Soccer Tracking - Part 4 - Reidentification
As mentioned way back at the end of part 1 one of the challenges and downsides of using TV broadcasts to track players is that not all players will be in frame at all times and there will be ads and replays which will require reidentification. In computer vision, reidentification is the problem of identifying the same object throughout a video sequence even if the object goes out of frame, is occluded or is lost to the object tracker for any other reason. Reidentification can also refer to the process of determining whether objects tracked by multiple cameras are actually the same object.
One approach to reidentification outlined in this paper is to extract and store features of objects as they are being tracked. When a new object appears we can then compare the features of the new object with the features of previously tracked, but not currently active, objects to determine if the new object is the same as one of the previous objects. To generate the features, the paper suggests using one of the hidden layer activations from ResNet, a model trained for image classification. This works because the hidden layers of ResNet will learn how to extract features from an image that are useful for classification. Those same features should also be useful for determinining how similar two images are.
While using image similarity outlined above helps with reidentification for soccer tracking, it doesn’t do a great job on its own. Since all of the players on a team wear the same jersey, there isn’t enough variability in image features. My idea to work around this was to also use each players last known position as well as the distribution of their position throughout the game up until the frame being processed. I annotated the first 10 minutes of Chelsea/Arsenal game to learn how to weight each of the reidentification features. Then ran the whole pipeline on the first half Sheffield United/Man City which wasn’t used to train or evaluate any of the models.
As a sanity check, Ederson’s position heatmap is above. It’s about what you would expect from a goalie and shows that he does step up and out of the box when needed as a sweeper keeper or to help with the build up. A more interesting one from this game is Ake which is below.
This reveals a couple interesting facts about the game and how City was playing. First off it shows how much City dominated the game in Sheffield United’s half. Ake spent almost the entire half around midfield as City had 80% possession almost all of which was in the attacking third. It also shows how City uses their defenders in possession. This won’t be a surprise as Pep Guardiola is known for playing around with different shapes in and out of possession. In this game the lineup shows City playing a 4-2-3-1 with Ake as the left central defender. The heatmap shows that Ake spent most of his time in the middle of the field or even slightly to the right side. This is because in possession City was going to a back three (Gvardiol, Ake and Dias) with Ake in the middle and Kyle Walker was pushing up to provide attacking width on the right. This can also be seen in Bernardo Silva’s heatmap below.

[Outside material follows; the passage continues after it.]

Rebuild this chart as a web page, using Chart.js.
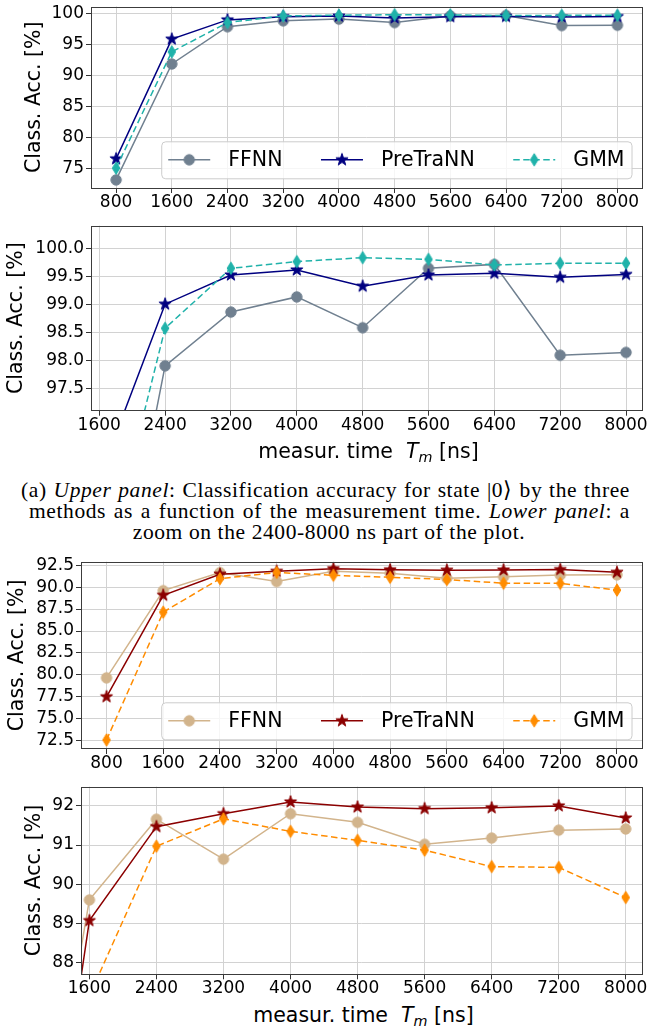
<!DOCTYPE html>
<html>
<head>
<meta charset="utf-8">
<script src="https://cdn.jsdelivr.net/npm/chart.js@4.4.1/dist/chart.umd.min.js"></script>
<style>
  html, body { margin: 0; padding: 0; background: #fff; }
  #page { position: relative; width: 649px; height: 1030px; overflow: hidden; font-family: "DejaVu Sans", sans-serif; color: #000; }
  #page canvas { position: absolute; left: 0; }
  .xtitle { position: absolute; font-size: 20.5px; line-height: 24px; text-align: center; white-space: nowrap; }
  .xtitle sub { font-size: 70%; vertical-align: baseline; position: relative; top: 0.28em; }
  .cap { position: absolute; font-family: "Liberation Serif", serif; font-size: 21.5px; line-height: 21px; letter-spacing: 0.6px; white-space: nowrap; }
  .cap.just { display: flex; justify-content: space-between; }
  .cap.mid { text-align: center; }
</style>
</head>
<body>
<div id="page">
  <canvas id="c0" width="649" height="215" style="top:0px"></canvas>
  <canvas id="c1" width="649" height="225" style="top:215px"></canvas>
  <div class="xtitle" style="left:91px;width:555px;top:438.5px">measur. time&nbsp; <i>T<sub>m</sub></i> [ns]</div>
  <div class="cap just" id="cap1" style="left:21px;width:609px;top:480px"></div>
  <div class="cap just" id="cap2" style="left:29px;width:601px;top:501px"></div>
  <div class="cap mid" id="cap3" style="left:26px;width:606px;top:522px"></div>
  <canvas id="c2" width="649" height="230" style="top:545px"></canvas>
  <canvas id="c3" width="649" height="225" style="top:775px"></canvas>
  <div class="xtitle" style="left:81px;width:565px;top:1002.5px">measur. time&nbsp; <i>T<sub>m</sub></i> [ns]</div>
</div>
<script>
// measurement times (ns)
const times = [800, 1600, 2400, 3200, 4000, 4800, 5600, 6400, 7200, 8000];

// classification accuracy, state |0>
const ffnn0     = [73.2, 91.9, 97.9, 98.86, 99.13, 98.58, 99.64, 99.71, 98.09, 98.14];
const pretrann0 = [76.6, 95.9, 99.0, 99.52, 99.61, 99.32, 99.52, 99.55, 99.48, 99.53];
const gmm0      = [75.1, 93.85, 98.57, 99.64, 99.76, 99.83, 99.80, 99.70, 99.73, 99.73];

// classification accuracy, state |1>
const ffnn1     = [79.66, 89.6, 91.66, 90.64, 91.8, 91.58, 91.02, 91.18, 91.38, 91.41];
const pretrann1 = [77.5, 89.07, 91.47, 91.8, 92.1, 91.97, 91.93, 91.95, 92.0, 91.69];
const gmm1      = [72.58, 87.15, 90.97, 91.67, 91.35, 91.12, 90.87, 90.45, 90.43, 89.66];

const seriesNames = ['FFNN', 'PreTraNN', 'GMM'];

// tick labels
const xTicksFull = times;
const xTicksZoom = times.slice(1);
const yTicksA = [75, 80, 85, 90, 95, 100];
const yTicksB = [97.5, 98.0, 98.5, 99.0, 99.5, 100.0];
const yTicksC = [72.5, 75.0, 77.5, 80.0, 82.5, 85.0, 87.5, 90.0, 92.5];
const yTicksD = [88, 89, 90, 91, 92];

// axis ranges
const xRangeFull = [440, 8360];
const xRangeZoom = [1500, 8200];
const yRangeA = [71.9, 101.16];
const yRangeB = [97.1, 100.4];
const yRangeC = [71.55, 92.9];
const yRangeD = [87.7, 92.49];

const colors0 = ['#708090', '#000080', '#20b2aa'];
const colors1 = ['#d2b48c', '#8b0000', '#ff8c00'];

const FONT = '"DejaVu Sans", sans-serif';
const GRID = '#d2d2d2';

// marker images (filled star / thin diamond like matplotlib)
function markerImg(shape, color) {
  const c = document.createElement('canvas');
  c.width = 18; c.height = 18;
  const g = c.getContext('2d');
  g.fillStyle = color; g.strokeStyle = color; g.lineWidth = 1;
  g.translate(9, 9);
  g.beginPath();
  if (shape === 'circle') {
    g.arc(0, 0, 5.2, 0, Math.PI * 2);
  } else if (shape === 'star') {
    for (let i = 0; i < 10; i++) {
      const r = i % 2 ? 2.5 : 6.4;
      const a = -Math.PI / 2 + i * Math.PI / 5;
      g.lineTo(r * Math.cos(a), r * Math.sin(a));
    }
    g.closePath();
  } else {
    g.moveTo(0, -6.2); g.lineTo(3.8, 0); g.lineTo(0, 6.2); g.lineTo(-3.8, 0);
    g.closePath();
  }
  g.fill(); g.stroke();
  return c;
}

const shapes = ['circle', 'star', 'diamond'];
const dashes = [[], [], [6.5, 3.5]];

function makeDatasets(lists, cols) {
  return lists.map((vals, k) => ({
    label: seriesNames[k],
    data: times.map((t, i) => ({ x: t, y: vals[i] })),
    borderColor: cols[k],
    backgroundColor: cols[k],
    borderWidth: 1.5,
    borderDash: dashes[k],
    pointStyle: markerImg(shapes[k], cols[k]),
    pointRadius: 5,
    pointHoverRadius: 5,
    tension: 0,
    fill: false,
    clip: 0,
    order: 3 - k
  }));
}

// axes frame
const framePlugin = {
  id: 'frame',
  afterDraw(chart) {
    const { ctx, chartArea: a } = chart;
    ctx.save();
    ctx.strokeStyle = '#3c3c3c';
    ctx.lineWidth = 1;
    ctx.strokeRect(Math.round(a.left) + 0.5, Math.round(a.top) + 0.5,
      Math.round(a.right - a.left) - 1, Math.round(a.bottom - a.top) - 1);
    ctx.restore();
  }
};

// matplotlib-like legend in lower right corner
function legendPlugin() {
  return {
    id: 'boxLegend',
    afterDatasetsDraw(chart) {
      const { ctx, chartArea: a } = chart;
      const ds = chart.data.datasets;
      ctx.save();
      ctx.font = '20.5px ' + FONT;
      const lineLen = 42, textGap = 18, colGap = 38.5, padX = 7;
      const widths = ds.map(d => ctx.measureText(d.label).width);
      let total = padX * 2 + colGap * (ds.length - 1);
      widths.forEach(w => total += lineLen + textGap + w);
      const right = a.right - 11, bottom = a.bottom - 9.7, h = 37;
      const left = right - total, top = bottom - h;
      ctx.beginPath();
      ctx.roundRect(left + 0.5, top + 0.5, total, h, 4);
      ctx.fillStyle = 'rgba(255,255,255,0.8)';
      ctx.fill();
      ctx.strokeStyle = '#cccccc';
      ctx.lineWidth = 1;
      ctx.stroke();
      const cy = top + h / 2;
      let x = left + padX;
      ds.forEach((d, k) => {
        ctx.beginPath();
        ctx.setLineDash(d.borderDash);
        ctx.strokeStyle = d.borderColor;
        ctx.lineWidth = d.borderWidth;
        ctx.moveTo(x, cy); ctx.lineTo(x + lineLen, cy);
        ctx.stroke();
        ctx.setLineDash([]);
        const img = d.pointStyle;
        ctx.drawImage(img, x + lineLen / 2 - img.width / 2, cy - img.height / 2);
        ctx.fillStyle = '#000';
        ctx.textBaseline = 'middle';
        ctx.fillText(d.label, x + lineLen + textGap, cy + 1);
        x += lineLen + textGap + widths[k] + colGap;
      });
      ctx.restore();
    }
  };
}

function makeChart(id, cfg) {
  const tickFont = { family: FONT, size: 17, lineHeight: 1 };
  const plugins = [framePlugin];
  if (cfg.legend) plugins.push(legendPlugin());
  return new Chart(document.getElementById(id), {
    type: 'line',
    data: { datasets: cfg.datasets },
    options: {
      responsive: false,
      animation: false,
      events: [],
      layout: { padding: { top: cfg.padTop, right: 3, left: 0, bottom: 0 } },
      plugins: { legend: { display: false }, tooltip: { enabled: false } },
      scales: {
        x: {
          type: 'linear',
          min: cfg.xRange[0], max: cfg.xRange[1],
          afterBuildTicks: s => { s.ticks = cfg.xTicks.map(v => ({ value: v })); },
          afterFit: s => { s.height = cfg.xHeight; s.paddingLeft = 0; s.paddingRight = 0; },
          ticks: { font: tickFont, color: '#000', padding: 1, maxRotation: 0, autoSkip: false,
                   callback: v => String(v) },
          grid: { color: GRID, lineWidth: 1, tickColor: '#333', tickLength: 5, tickWidth: 1 },
          border: { display: false }
        },
        y: {
          min: cfg.yRange[0], max: cfg.yRange[1],
          afterBuildTicks: s => { s.ticks = cfg.yTicks.map(v => ({ value: v })); },
          afterFit: s => { s.width = cfg.yWidth; s.paddingTop = 0; s.paddingBottom = 0; },
          ticks: { font: tickFont, color: '#000', padding: 2, autoSkip: false,
                   callback: v => cfg.yDec ? v.toFixed(cfg.yDec) : String(v) },
          grid: { color: GRID, lineWidth: 1, tickColor: '#333', tickLength: 5, tickWidth: 1 },
          border: { display: false },
          title: { display: true, text: 'Class. Acc. [%]', color: '#000',
                   font: { family: FONT, size: 20.5, lineHeight: 1 },
                   padding: { top: cfg.titlePad, bottom: 0 } }
        }
      }
    },
    plugins: plugins
  });
}

makeChart('c0', { datasets: makeDatasets([ffnn0, pretrann0, gmm0], colors0), legend: true,
  padTop: 4, xHeight: 27, yWidth: 91, titlePad: 24.25,
  xRange: xRangeFull, xTicks: xTicksFull, yRange: yRangeA, yTicks: yTicksA, yDec: 0 });

makeChart('c1', { datasets: makeDatasets([ffnn0, pretrann0, gmm0], colors0), legend: false,
  padTop: 10.7, xHeight: 29.3, yWidth: 91, titlePad: 6.45,
  xRange: xRangeZoom, xTicks: xTicksZoom, yRange: yRangeB, yTicks: yTicksB, yDec: 1 });

makeChart('c2', { datasets: makeDatasets([ffnn1, pretrann1, gmm1], colors1), legend: true,
  padTop: 16.7, xHeight: 26, yWidth: 81, titlePad: 7.55,
  xRange: xRangeFull, xTicks: xTicksFull, yRange: yRangeC, yTicks: yTicksC, yDec: 1 });

makeChart('c3', { datasets: makeDatasets([ffnn1, pretrann1, gmm1], colors1), legend: false,
  padTop: 11.7, xHeight: 25.7, yWidth: 81, titlePad: 24.45,
  xRange: xRangeZoom, xTicks: xTicksZoom, yRange: yRangeD, yTicks: yTicksD, yDec: 0 });

// caption
const captionLines = [
  '(a) _Upper _panel: Classification accuracy for state |0⟩ by the three',
  'methods as a function of the measurement time. _Lower _panel: a',
  'zoom on the 2400-8000 ns part of the plot.'
];
function wordHtml(w) {
  return w.replace(/^_(\w+)/, '<i>$1</i>');
}
['cap1', 'cap2'].forEach((id, i) => {
  document.getElementById(id).innerHTML =
    captionLines[i].split(' ').map(w => '<span>' + wordHtml(w) + '</span>').join('');
});
document.getElementById('cap3').innerHTML = captionLines[2].split(' ').map(wordHtml).join(' ');
</script>
</body>
</html>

On paper, Bernardo was playing as the right winger but he actually spent most of the game in more central positions. The last heatmap that I found interesting was Haaland’s.
This actually highlights a huge limitation of using TV broadcasts for player tracking. Haaland’s heatmap makes it look like he spent almost the entire half in the Sheffield United 6 yard box. That can’t be true since City weren’t that dominant and Sheffield United’s generally held their defensive line above the 6 yard box. This is mainly due to the fact that using TV broadcasts, there is only position data for players when they are in frame. Haaland spends most of time stuck to the last defender and thus is out of frame for most of City’s build up. When Haaland does come into frame in this game, City are already breaking into the final third, so his heatmap makes it look like he was much deeper than he actually was.
The goal of this project was generate reasonable player position heatmaps. Even though there are limitations to using TV broadcasts, this is a pretty good result. Professional teams do a ton of video analysis using a lot of the techniques in this series of posts. They have the advantage of installing fixed cameras that capture the entire field removing the need for homography estimation and also makes it possible to track players even when they aren’t near the ball. It would be really fun to get access to some of that data, but it’s incredibly valuable understandably kept private.